Would it continue to operate long enough to fly 4-5 mins descending through the muck?"

This (Vac pump failure, fortunately not engine) happened to me recently in my C150. IRR revalidation was coming up so on a dodgy but not too dodgy day (still air, lots of cloud but lots of blue sky too) went for a local flight. After a few minutes in IMC the Vac Gauge read 0.

Hoping that my limited panel techniques were OK I continued to use the vacuum instruments to effect a turn to where I hoped the blue sky was - in the event only a few seconds away. I was then able to return to base VFR.

Up until Final the Vac instruments were still reading fine. They failed very abruptly (and fairly obviously - AI toppled and DI spun ) more than five minutes after the Gauge read zero. Out of interest for this purpose I kept monitoring them for the duration of the flight and until they failed the readings were fine.

The question is, would I have still felt comfortable using them had I needed to stay in IMC knowing the pump had failed ? I suppose the answer is yes provided that the supporting indications were there from the other systems.

phiggsbroadband 7th Jan 2016 14:15

I think most PPL training organisations try to fit in 2 to 4 hours of 'unofficial IMC Training' into each students course. This is to enable them to at least continue straight and level, or perform a 180 degree turn if inadvertently caught in IMC conditions.
I was told to estimate by 'dead-reckoning' when we were overhead an airfield, from about 20 miles out whilst wearing the foggles. I managed to get within 800 yards ( but maybe it was a fluke!).
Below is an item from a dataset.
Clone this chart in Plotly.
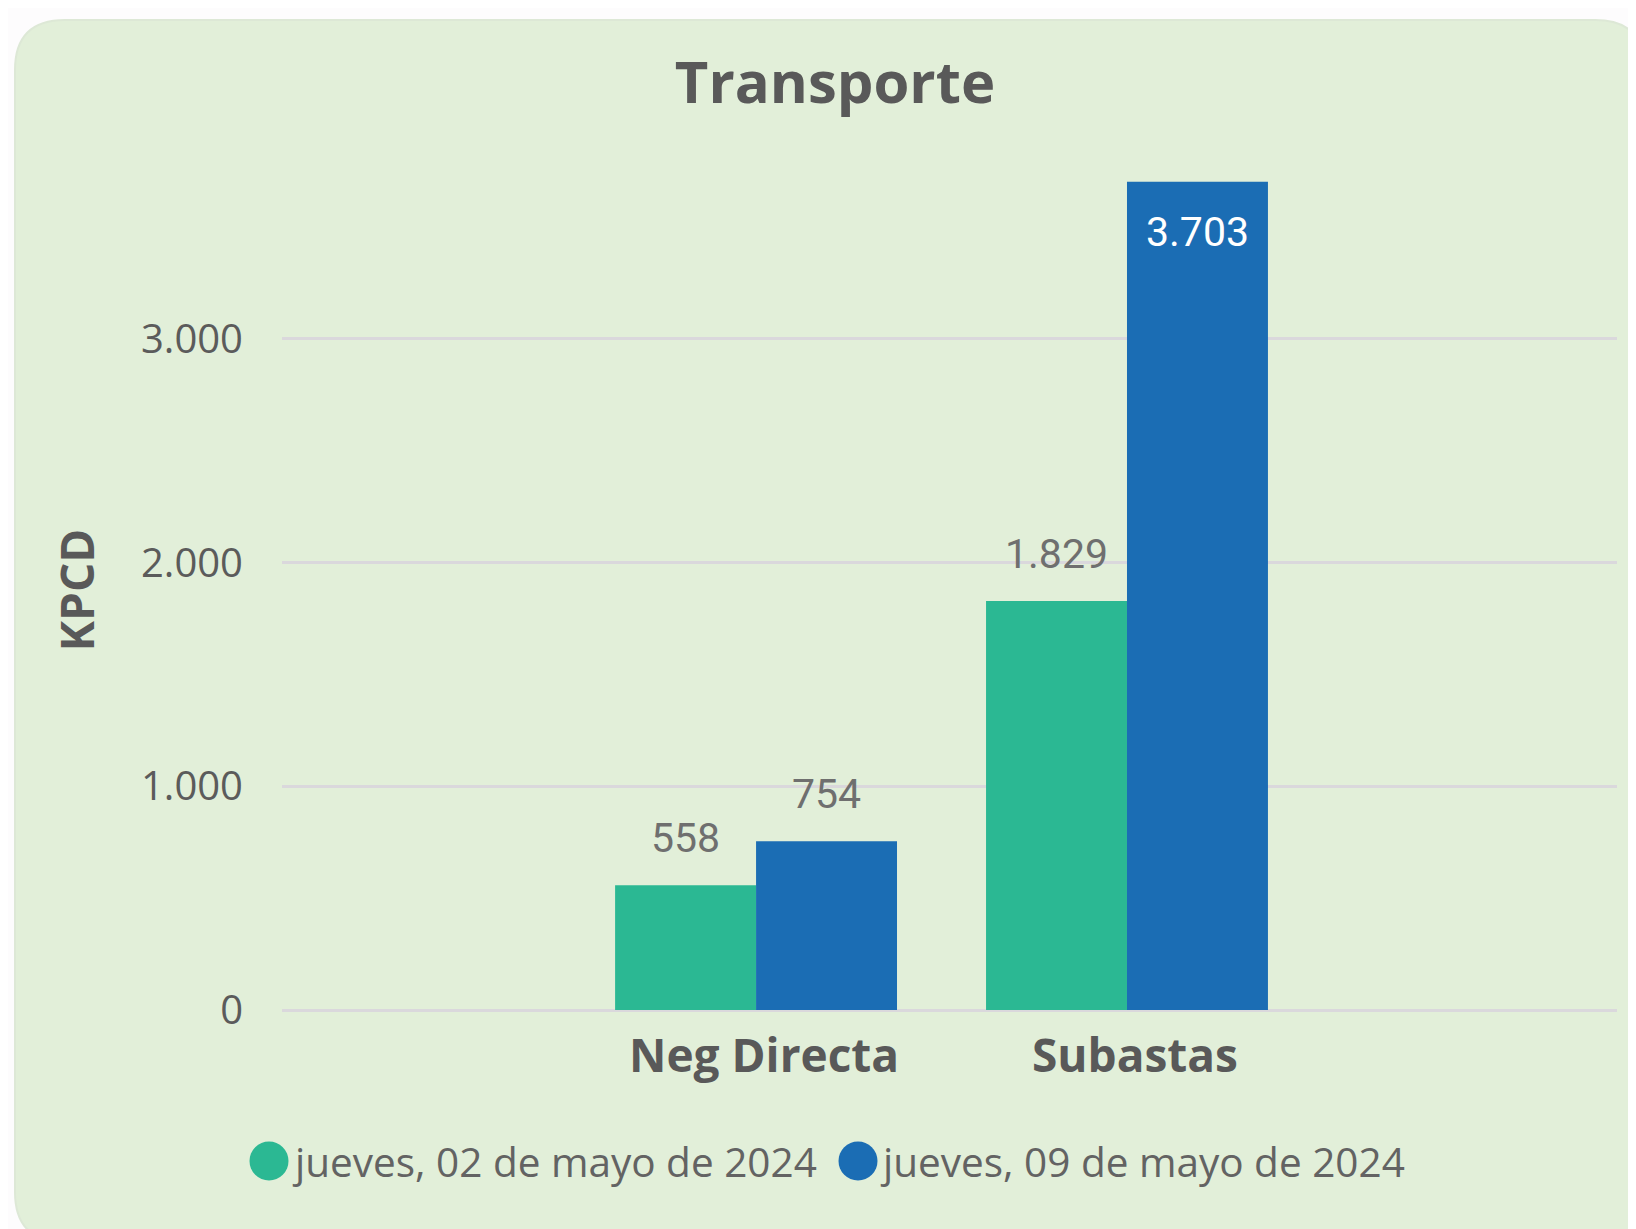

Perhaps the UK PPL syllabus needs modernising to encompass changes in technology, and to make the carrying of a GPS or I-pad a necessary personal item, much the same as carrying an up to date Chart, and your prescription spectacles.

Gertrude the Wombat 7th Jan 2016 17:13


make the carrying of a GPS or I-pad a necessary personal item
Sounds wrong to me, you should be allowed to use the panel-mounted certified one.